▸ Requirement
Below, locate the line that contains "Convert this chart to matplotlib code.". Repeat exactly from that line to the line that contains "JP = ['Noto Sans CJK JP', 'DejaVu Sans']", inclusive, leaving out the pictures.

(Rows from a dataset)
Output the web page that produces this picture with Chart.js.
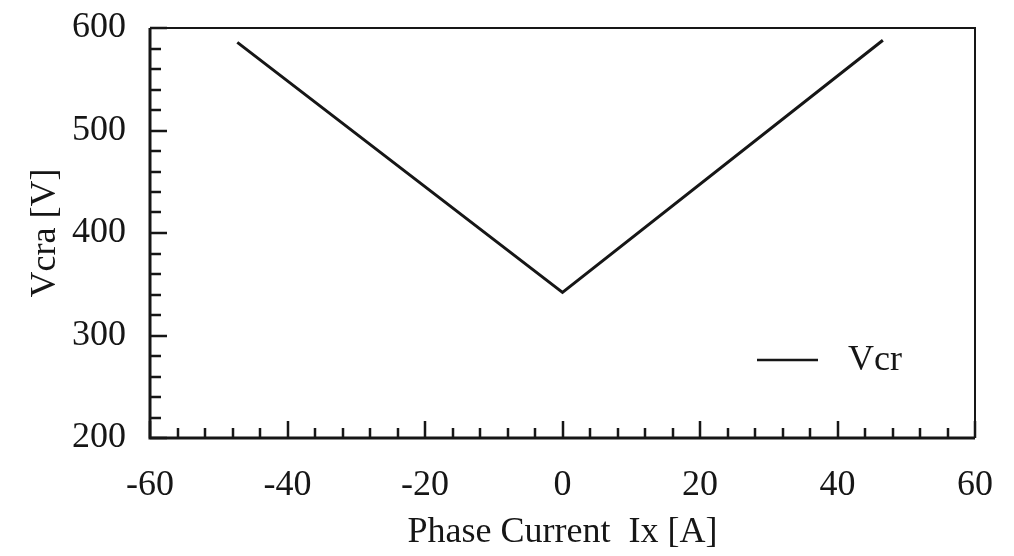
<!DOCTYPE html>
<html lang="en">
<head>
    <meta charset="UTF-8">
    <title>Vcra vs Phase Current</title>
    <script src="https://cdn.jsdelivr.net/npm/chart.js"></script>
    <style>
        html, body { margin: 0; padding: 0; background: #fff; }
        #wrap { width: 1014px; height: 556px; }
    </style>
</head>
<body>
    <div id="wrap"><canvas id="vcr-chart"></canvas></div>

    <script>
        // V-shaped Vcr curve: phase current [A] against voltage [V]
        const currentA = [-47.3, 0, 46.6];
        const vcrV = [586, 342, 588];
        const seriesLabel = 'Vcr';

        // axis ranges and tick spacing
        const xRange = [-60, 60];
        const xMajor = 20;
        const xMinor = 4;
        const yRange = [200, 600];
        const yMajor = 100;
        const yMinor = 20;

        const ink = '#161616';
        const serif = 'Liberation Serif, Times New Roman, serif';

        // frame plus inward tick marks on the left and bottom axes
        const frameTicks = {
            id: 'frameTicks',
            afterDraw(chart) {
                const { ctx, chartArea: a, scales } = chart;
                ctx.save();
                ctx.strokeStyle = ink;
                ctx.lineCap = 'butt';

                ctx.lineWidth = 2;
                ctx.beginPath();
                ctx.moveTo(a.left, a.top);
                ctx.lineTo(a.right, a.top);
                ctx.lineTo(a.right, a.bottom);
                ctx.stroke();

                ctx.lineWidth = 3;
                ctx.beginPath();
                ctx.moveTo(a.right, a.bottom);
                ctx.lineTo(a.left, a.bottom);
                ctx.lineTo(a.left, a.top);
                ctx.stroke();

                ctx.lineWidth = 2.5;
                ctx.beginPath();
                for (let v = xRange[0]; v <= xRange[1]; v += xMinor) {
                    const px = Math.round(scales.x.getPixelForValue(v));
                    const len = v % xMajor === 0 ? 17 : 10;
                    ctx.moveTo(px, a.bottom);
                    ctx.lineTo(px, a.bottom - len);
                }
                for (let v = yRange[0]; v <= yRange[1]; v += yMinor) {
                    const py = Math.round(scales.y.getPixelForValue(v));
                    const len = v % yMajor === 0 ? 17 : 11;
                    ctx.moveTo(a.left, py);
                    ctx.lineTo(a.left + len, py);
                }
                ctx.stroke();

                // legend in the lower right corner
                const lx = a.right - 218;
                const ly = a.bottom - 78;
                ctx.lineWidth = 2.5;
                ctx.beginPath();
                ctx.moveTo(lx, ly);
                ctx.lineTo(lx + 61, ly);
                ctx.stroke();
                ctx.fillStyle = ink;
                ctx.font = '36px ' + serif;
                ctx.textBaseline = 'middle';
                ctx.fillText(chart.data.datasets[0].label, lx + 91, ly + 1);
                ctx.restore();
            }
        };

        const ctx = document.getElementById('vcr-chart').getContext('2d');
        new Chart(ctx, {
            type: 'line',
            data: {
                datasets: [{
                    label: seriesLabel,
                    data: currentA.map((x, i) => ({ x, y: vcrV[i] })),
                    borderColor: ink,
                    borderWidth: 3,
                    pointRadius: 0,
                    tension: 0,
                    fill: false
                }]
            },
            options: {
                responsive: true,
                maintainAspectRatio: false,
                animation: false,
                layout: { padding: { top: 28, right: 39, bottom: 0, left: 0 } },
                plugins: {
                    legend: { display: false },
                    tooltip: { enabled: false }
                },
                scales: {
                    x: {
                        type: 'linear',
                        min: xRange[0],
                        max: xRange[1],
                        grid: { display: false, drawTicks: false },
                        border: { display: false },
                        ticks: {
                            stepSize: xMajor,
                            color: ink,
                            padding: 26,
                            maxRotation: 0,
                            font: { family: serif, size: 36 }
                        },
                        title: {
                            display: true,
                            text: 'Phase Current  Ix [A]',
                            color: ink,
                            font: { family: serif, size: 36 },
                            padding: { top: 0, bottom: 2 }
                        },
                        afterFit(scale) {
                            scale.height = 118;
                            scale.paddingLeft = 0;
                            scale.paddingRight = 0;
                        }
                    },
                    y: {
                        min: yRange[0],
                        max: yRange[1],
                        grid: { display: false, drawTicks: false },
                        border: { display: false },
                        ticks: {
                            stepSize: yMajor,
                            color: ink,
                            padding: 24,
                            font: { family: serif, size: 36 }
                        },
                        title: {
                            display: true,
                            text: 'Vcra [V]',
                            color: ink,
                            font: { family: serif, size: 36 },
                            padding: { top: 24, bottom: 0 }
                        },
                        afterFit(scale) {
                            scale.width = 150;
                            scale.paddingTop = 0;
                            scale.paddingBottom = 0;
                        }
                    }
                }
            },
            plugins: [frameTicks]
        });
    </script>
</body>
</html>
---
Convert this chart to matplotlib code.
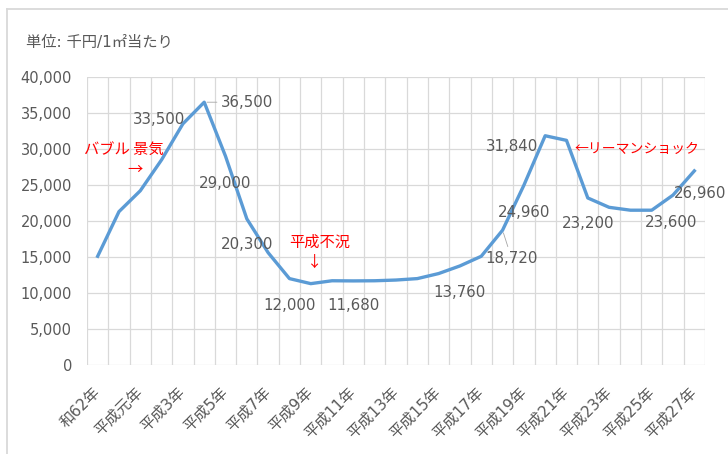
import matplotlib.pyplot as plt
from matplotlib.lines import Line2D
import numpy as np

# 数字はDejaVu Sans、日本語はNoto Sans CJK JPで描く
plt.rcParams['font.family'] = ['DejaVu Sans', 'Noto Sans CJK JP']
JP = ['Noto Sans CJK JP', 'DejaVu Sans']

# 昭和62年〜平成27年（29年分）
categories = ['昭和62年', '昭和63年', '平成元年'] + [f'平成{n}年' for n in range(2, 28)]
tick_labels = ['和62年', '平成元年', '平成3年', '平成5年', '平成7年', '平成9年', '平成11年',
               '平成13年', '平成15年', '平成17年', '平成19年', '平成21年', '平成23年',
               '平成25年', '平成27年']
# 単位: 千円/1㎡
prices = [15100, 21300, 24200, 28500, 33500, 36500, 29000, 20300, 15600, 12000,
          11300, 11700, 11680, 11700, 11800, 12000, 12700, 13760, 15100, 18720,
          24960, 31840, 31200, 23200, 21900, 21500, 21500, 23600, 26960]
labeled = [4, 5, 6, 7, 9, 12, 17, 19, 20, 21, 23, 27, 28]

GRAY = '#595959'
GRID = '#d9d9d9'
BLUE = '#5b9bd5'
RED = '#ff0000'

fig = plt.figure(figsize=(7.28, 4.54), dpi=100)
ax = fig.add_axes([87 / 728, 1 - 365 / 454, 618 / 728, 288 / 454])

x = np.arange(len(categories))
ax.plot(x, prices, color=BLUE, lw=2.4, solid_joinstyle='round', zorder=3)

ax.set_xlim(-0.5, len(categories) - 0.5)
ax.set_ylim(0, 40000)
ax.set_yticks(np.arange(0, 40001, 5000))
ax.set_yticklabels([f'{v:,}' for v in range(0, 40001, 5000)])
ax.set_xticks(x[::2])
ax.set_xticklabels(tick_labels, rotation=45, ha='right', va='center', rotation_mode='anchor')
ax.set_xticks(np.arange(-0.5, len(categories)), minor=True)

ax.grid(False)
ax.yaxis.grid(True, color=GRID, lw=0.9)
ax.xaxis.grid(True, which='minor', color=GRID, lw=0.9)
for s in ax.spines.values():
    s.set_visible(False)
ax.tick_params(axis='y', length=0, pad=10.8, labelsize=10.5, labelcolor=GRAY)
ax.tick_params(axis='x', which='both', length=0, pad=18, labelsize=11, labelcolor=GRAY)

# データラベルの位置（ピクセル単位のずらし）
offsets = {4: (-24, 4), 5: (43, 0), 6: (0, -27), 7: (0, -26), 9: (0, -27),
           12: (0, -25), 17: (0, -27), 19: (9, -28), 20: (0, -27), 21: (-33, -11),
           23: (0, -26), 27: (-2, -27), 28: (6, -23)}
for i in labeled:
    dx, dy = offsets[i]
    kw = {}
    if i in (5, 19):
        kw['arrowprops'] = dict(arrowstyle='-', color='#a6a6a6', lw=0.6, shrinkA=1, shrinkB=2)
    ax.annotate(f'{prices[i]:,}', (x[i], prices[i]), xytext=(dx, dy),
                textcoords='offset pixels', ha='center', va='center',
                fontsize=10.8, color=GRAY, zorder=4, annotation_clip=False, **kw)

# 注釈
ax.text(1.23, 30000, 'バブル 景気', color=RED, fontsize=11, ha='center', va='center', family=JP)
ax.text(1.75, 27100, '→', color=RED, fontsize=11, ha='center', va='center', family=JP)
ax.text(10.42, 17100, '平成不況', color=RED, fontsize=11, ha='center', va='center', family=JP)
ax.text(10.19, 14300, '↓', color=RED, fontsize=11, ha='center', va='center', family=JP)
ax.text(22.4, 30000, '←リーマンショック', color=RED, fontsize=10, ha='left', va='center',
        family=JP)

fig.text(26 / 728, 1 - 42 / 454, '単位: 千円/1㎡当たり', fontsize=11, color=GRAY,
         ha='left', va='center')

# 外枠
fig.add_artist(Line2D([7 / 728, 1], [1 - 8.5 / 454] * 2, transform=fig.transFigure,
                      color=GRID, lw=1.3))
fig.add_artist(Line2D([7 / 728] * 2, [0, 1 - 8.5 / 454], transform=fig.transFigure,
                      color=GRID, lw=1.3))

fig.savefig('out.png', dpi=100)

▸ Task output
Convert this chart to matplotlib code.
import matplotlib.pyplot as plt
from matplotlib.lines import Line2D
import numpy as np

# 数字はDejaVu Sans、日本語はNoto Sans CJK JPで描く
plt.rcParams['font.family'] = ['DejaVu Sans', 'Noto Sans CJK JP']
JP = ['Noto Sans CJK JP', 'DejaVu Sans']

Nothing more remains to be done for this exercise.